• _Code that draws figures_
>> Begin

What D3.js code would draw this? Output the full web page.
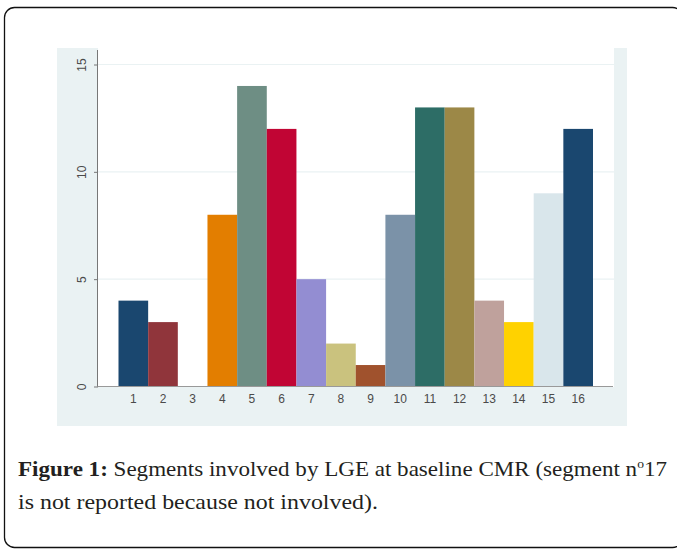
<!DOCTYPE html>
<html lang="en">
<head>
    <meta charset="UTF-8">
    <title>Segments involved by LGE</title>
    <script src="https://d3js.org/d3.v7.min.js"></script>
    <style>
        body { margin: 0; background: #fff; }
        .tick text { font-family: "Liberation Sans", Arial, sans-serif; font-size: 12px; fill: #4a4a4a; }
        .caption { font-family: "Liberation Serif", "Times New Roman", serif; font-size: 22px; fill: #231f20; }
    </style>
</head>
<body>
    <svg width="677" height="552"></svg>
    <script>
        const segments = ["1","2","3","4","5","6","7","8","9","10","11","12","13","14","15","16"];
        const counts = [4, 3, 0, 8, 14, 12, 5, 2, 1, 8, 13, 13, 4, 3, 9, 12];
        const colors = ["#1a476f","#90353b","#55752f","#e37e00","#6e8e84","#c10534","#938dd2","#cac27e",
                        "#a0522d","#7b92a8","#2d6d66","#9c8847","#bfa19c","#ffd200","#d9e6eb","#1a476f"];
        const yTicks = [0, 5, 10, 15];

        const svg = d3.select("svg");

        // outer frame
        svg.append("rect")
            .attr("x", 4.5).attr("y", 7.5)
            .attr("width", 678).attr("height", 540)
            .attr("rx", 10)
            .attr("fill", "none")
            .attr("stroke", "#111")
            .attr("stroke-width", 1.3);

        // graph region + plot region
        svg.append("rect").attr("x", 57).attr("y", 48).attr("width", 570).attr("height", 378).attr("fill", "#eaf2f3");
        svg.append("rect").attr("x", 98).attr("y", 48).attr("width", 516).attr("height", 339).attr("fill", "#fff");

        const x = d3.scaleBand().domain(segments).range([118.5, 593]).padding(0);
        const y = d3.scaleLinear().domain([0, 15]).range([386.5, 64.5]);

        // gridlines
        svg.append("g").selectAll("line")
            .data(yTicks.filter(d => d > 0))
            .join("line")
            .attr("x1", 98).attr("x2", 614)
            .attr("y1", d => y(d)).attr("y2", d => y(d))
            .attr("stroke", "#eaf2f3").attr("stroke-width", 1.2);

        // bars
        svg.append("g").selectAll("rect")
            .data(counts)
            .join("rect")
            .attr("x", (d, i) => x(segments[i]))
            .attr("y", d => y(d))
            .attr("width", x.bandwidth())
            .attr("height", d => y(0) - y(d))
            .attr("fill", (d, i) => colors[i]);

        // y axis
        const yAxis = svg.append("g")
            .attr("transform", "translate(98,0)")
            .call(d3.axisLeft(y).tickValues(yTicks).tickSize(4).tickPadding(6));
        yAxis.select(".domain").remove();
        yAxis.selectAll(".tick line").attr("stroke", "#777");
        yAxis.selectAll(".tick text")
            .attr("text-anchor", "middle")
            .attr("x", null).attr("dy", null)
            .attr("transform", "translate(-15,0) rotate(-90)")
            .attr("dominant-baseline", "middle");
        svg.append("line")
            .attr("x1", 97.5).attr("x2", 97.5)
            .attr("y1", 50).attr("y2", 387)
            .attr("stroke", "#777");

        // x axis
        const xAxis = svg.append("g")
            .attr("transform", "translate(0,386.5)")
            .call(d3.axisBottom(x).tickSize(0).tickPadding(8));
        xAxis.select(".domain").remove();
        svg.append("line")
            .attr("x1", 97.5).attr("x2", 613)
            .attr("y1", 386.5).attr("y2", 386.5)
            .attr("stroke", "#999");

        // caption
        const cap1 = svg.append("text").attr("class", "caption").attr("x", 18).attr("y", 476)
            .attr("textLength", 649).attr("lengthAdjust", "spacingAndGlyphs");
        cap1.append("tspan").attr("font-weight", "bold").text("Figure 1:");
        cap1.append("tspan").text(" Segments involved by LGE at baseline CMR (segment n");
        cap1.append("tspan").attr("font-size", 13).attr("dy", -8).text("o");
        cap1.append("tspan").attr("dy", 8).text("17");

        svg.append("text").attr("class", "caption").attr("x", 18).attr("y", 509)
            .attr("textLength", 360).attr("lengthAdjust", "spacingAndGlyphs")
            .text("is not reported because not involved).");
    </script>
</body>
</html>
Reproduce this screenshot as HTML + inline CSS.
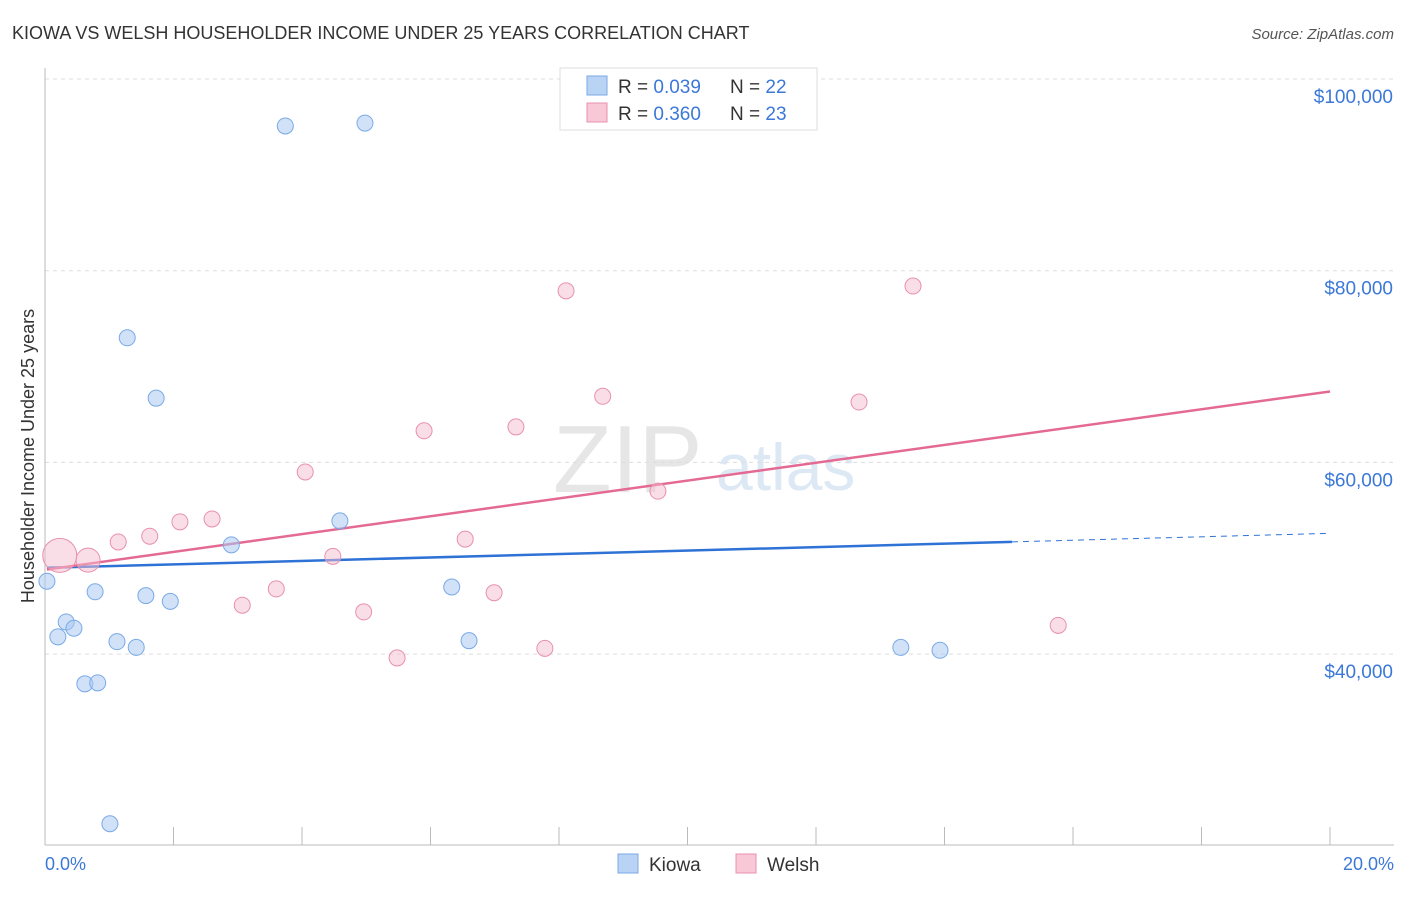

>> End

• _Task to carry out_
Pictures excluded, repeat exactly the lines from the top of the material through the line with "const yTicks = [0, 5, 10, 15];", including both of those lines.

• _Problem solution_
What D3.js code would draw this? Output the full web page.
<!DOCTYPE html>
<html lang="en">
<head>
    <meta charset="UTF-8">
    <title>Segments involved by LGE</title>
    <script src="https://d3js.org/d3.v7.min.js"></script>
    <style>
        body { margin: 0; background: #fff; }
        .tick text { font-family: "Liberation Sans", Arial, sans-serif; font-size: 12px; fill: #4a4a4a; }
        .caption { font-family: "Liberation Serif", "Times New Roman", serif; font-size: 22px; fill: #231f20; }
    </style>
</head>
<body>
    <svg width="677" height="552"></svg>
    <script>
        const segments = ["1","2","3","4","5","6","7","8","9","10","11","12","13","14","15","16"];
        const counts = [4, 3, 0, 8, 14, 12, 5, 2, 1, 8, 13, 13, 4, 3, 9, 12];
        const colors = ["#1a476f","#90353b","#55752f","#e37e00","#6e8e84","#c10534","#938dd2","#cac27e",
                        "#a0522d","#7b92a8","#2d6d66","#9c8847","#bfa19c","#ffd200","#d9e6eb","#1a476f"];
        const yTicks = [0, 5, 10, 15];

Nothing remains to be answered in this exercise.